实现 Zabbix Server 的高可用

Zabbix Server 的高可用架构图:



思路简述:
1)准备两台zabbix-server分别为10.0.0.200、10.0.0.201并连接数据库:10.0.0.40。(安装过程省略,不在此话题)
2)在两台zabbix-server服务器上安装Keepalive,MASTER:10.0.0.200为主节点、BACKUP:10.0.0.201为备节点并实现高可用。
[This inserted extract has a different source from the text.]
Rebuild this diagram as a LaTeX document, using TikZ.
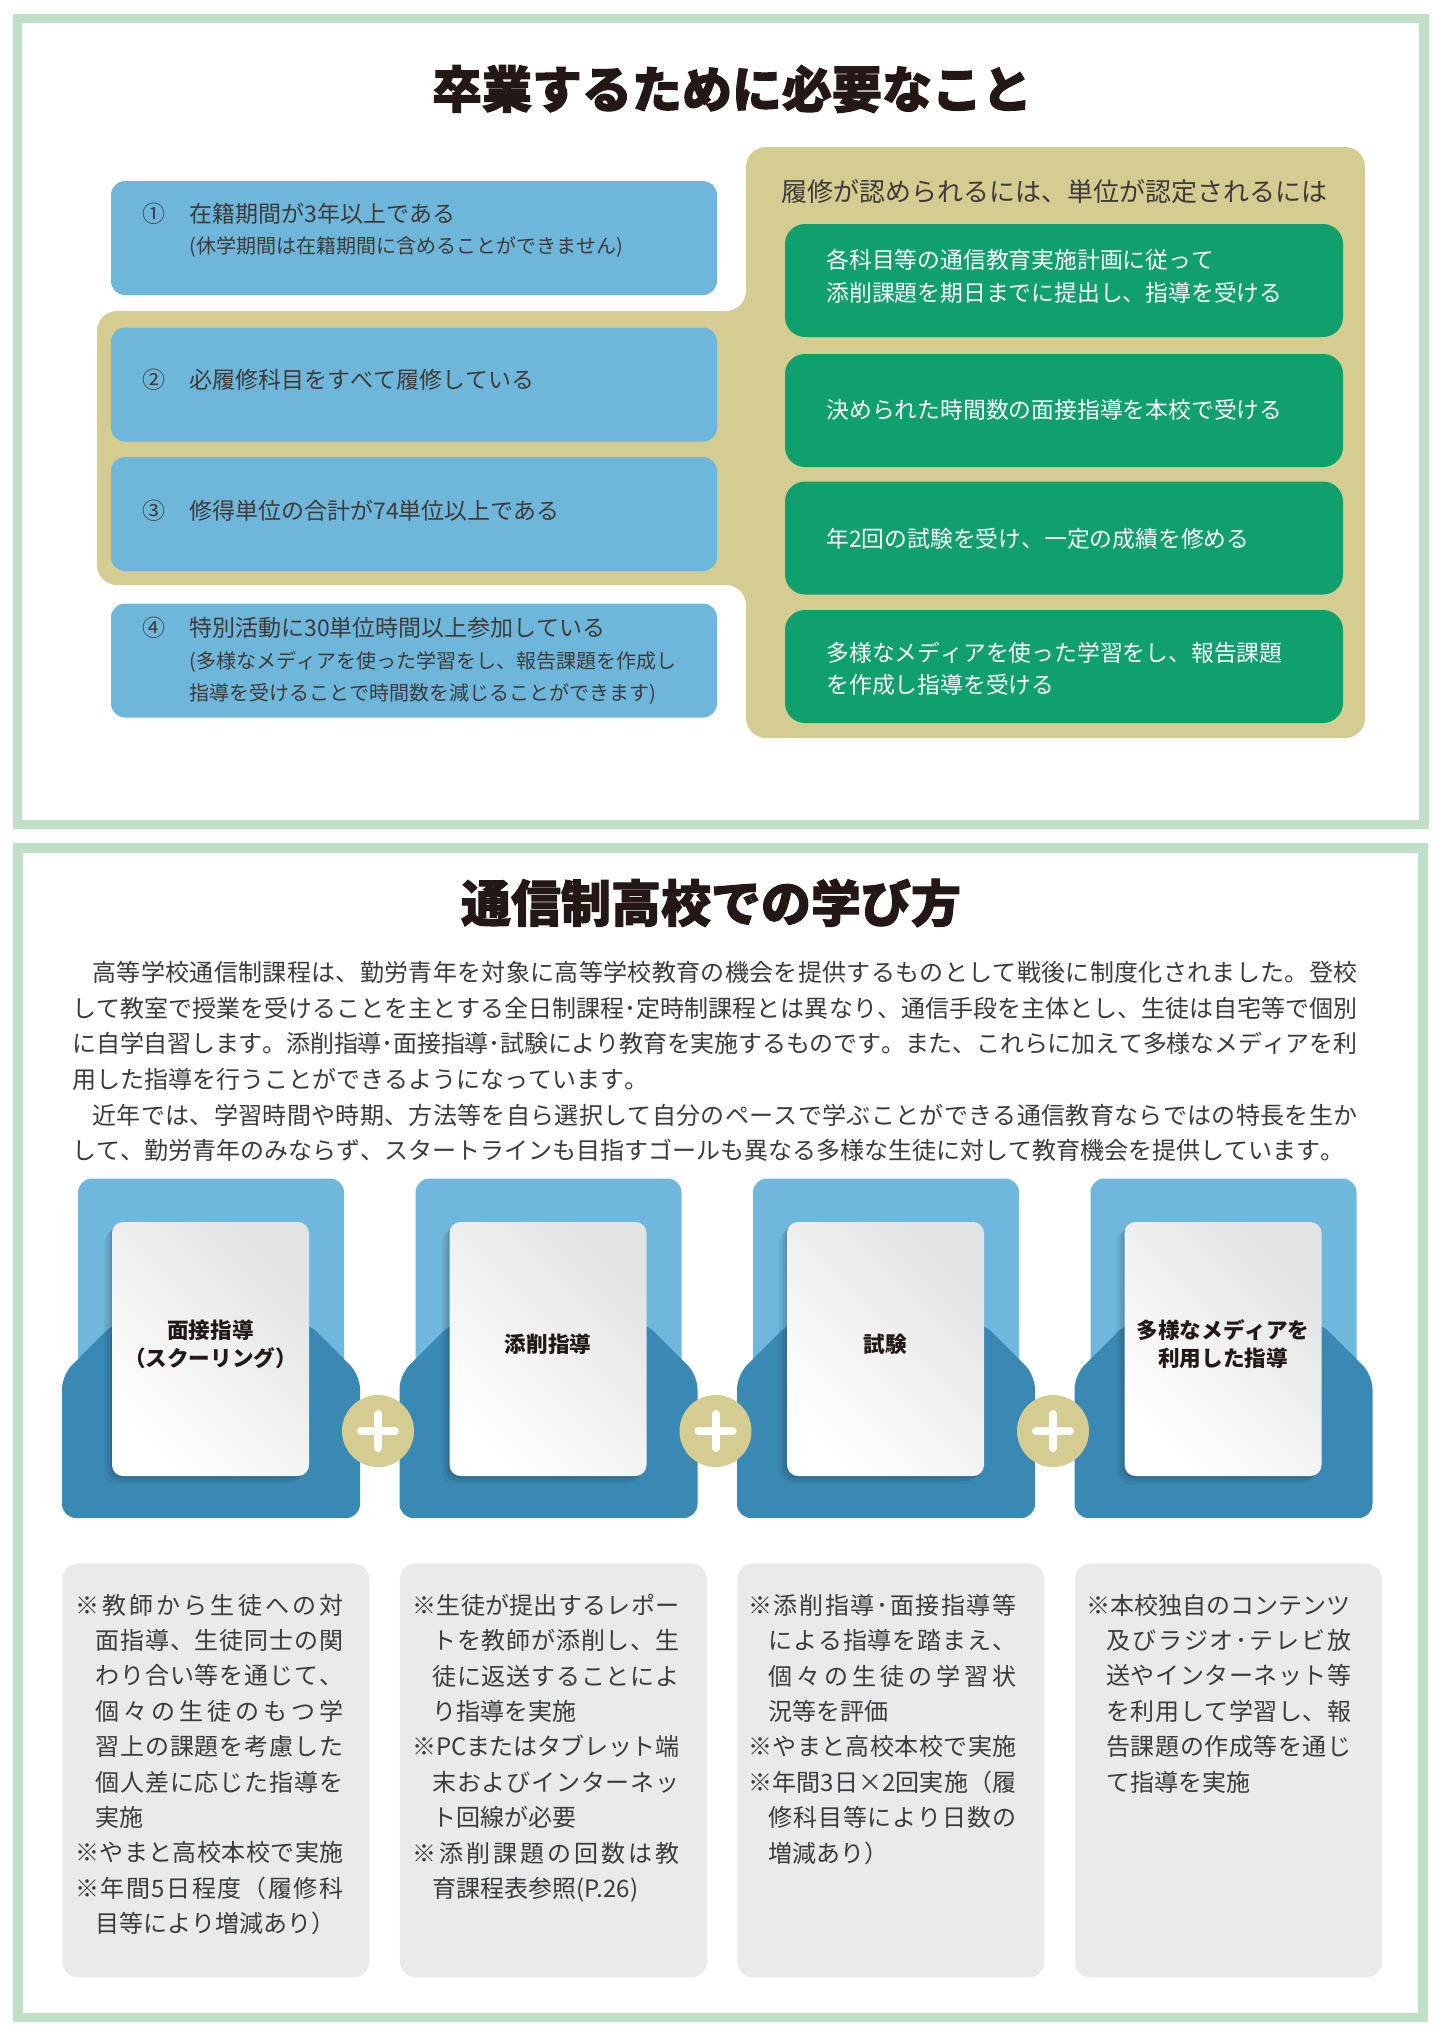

(安装过程省略)
3)修改zabbix-server和zabbix-agent配置文件,使zabbix-agent能够接收zabbix-server发送过来的监控项列表。

注意事项:
1)某些应用服务(zabbix)做HA时,倘若要连接数据库进行数据写入那么不在VIP浮动的节点应用服务必须关闭,可通过notify(节点状态检测功能)配合脚本或ssh远程对应用服务发送start或stop命令),否则多个节点应用服务开启倘若同时对数据库写入会造成主键冲突问题。
2)一些重复性的配置可以从MASTER拷贝过去,稍作修改即可。

1.安装Keepalive后修改其配置文件。
MASTER:
1)全局配置


cat /etc/keepalived/keepalived.conf

! Configuration File for keepalived

global_defs {
   notification_email {
     acassen@firewall.loc
     failover@firewall.loc
     sysadmin@firewall.loc
   }
   notification_email_from Alexandre.Cassen@firewall.loc
   smtp_server 192.168.200.1
   smtp_connect_timeout 30
   router_id node1.qinglin.com  
   vrrp_skip_check_adv_addr
   #vrrp_strict
   #vrrp_garp_interval 0
   #vrrp_gna_interval 0
   vrrp_mcast_group4 233.6.6.6  
}

vrrp_script check_zabbix {
    script "/etc/keepalived/check_zabbix.sh"
    interval 1
    weight -30
    fall 3
    rise 2
    timeout 2
}


include /etc/keepalived/conf.d/*.conf

2)用于检测zabbix-server的VRRP脚本。

cat /etc/keepalived/check_zabbix.sh
#!/bin/bash
killall -0 zabbix_server
chmod +x /etc/keepalived/check_zabbix.sh

3)虚拟路由器配置(VIP)

cat /etc/keepalived/conf.d/vip_zabbix.conf
vrrp_instance VI_1 {  
    state MASTER      
    interface eth0    
    virtual_router_id 50  
    priority 100
    advert_int 1
    authentication {
        auth_type PASS
        auth_pass 1111
    }
    virtual_ipaddress {
        10.0.0.100/24 dev eth0 label eth0:1
    }

  track_script {
  check_zabbix
}

#此3段内容:利用节点状态检测功能,当节点状态发生变化时向notify脚本传值,配合脚本逻辑对zabbix-server服务执行start或stop命令.(以此来解决zabbix-server同时运行对Mysql同时写入带来的主键冲突问题)
notify_master "/etc/keepalived/notify.sh master"   
notify_backup "/etc/keepalived/notify.sh backup"
notify_fault "/etc/keepalived/notify.sh fault"
}

 

4)配置notify脚本

cat /etc/keepalived/notify.sh

#!/bin/bash

COLOR="\E[1;$[RANDOM%7+31]m"
END="\E[0m"

case $1 in
master)
        systemctl restart zabbix-server.service
        ;;
backup)
        systemctl stop zabbix-server.service
        ;;
*)
        echo -e ${COLOR}节点故障,请立即修复!!!${END}
esac
chmod + /etc/keepalived/notify.sh

BACKUP:

1)全局配置,:BACKUP不需要配置检测zabbix-server服务脚本,原因:BAKCUP节点的zabbix-server应用服务默认stop才能解决数据库主键冲突的问题,倘若配置了VRRP脚本根据脚本逻辑:BACKUP的zabbix-server在服务stop的状态优先级会-30。这会导致倘若MASTER的zabbix-server如果宕机,MASTER的优先级即便-30后最终还是大于BACKUP的优先级(100-30)>(80-30),从而致使VIP无法浮动到BACKUP节点上。这样高可用就无法实现。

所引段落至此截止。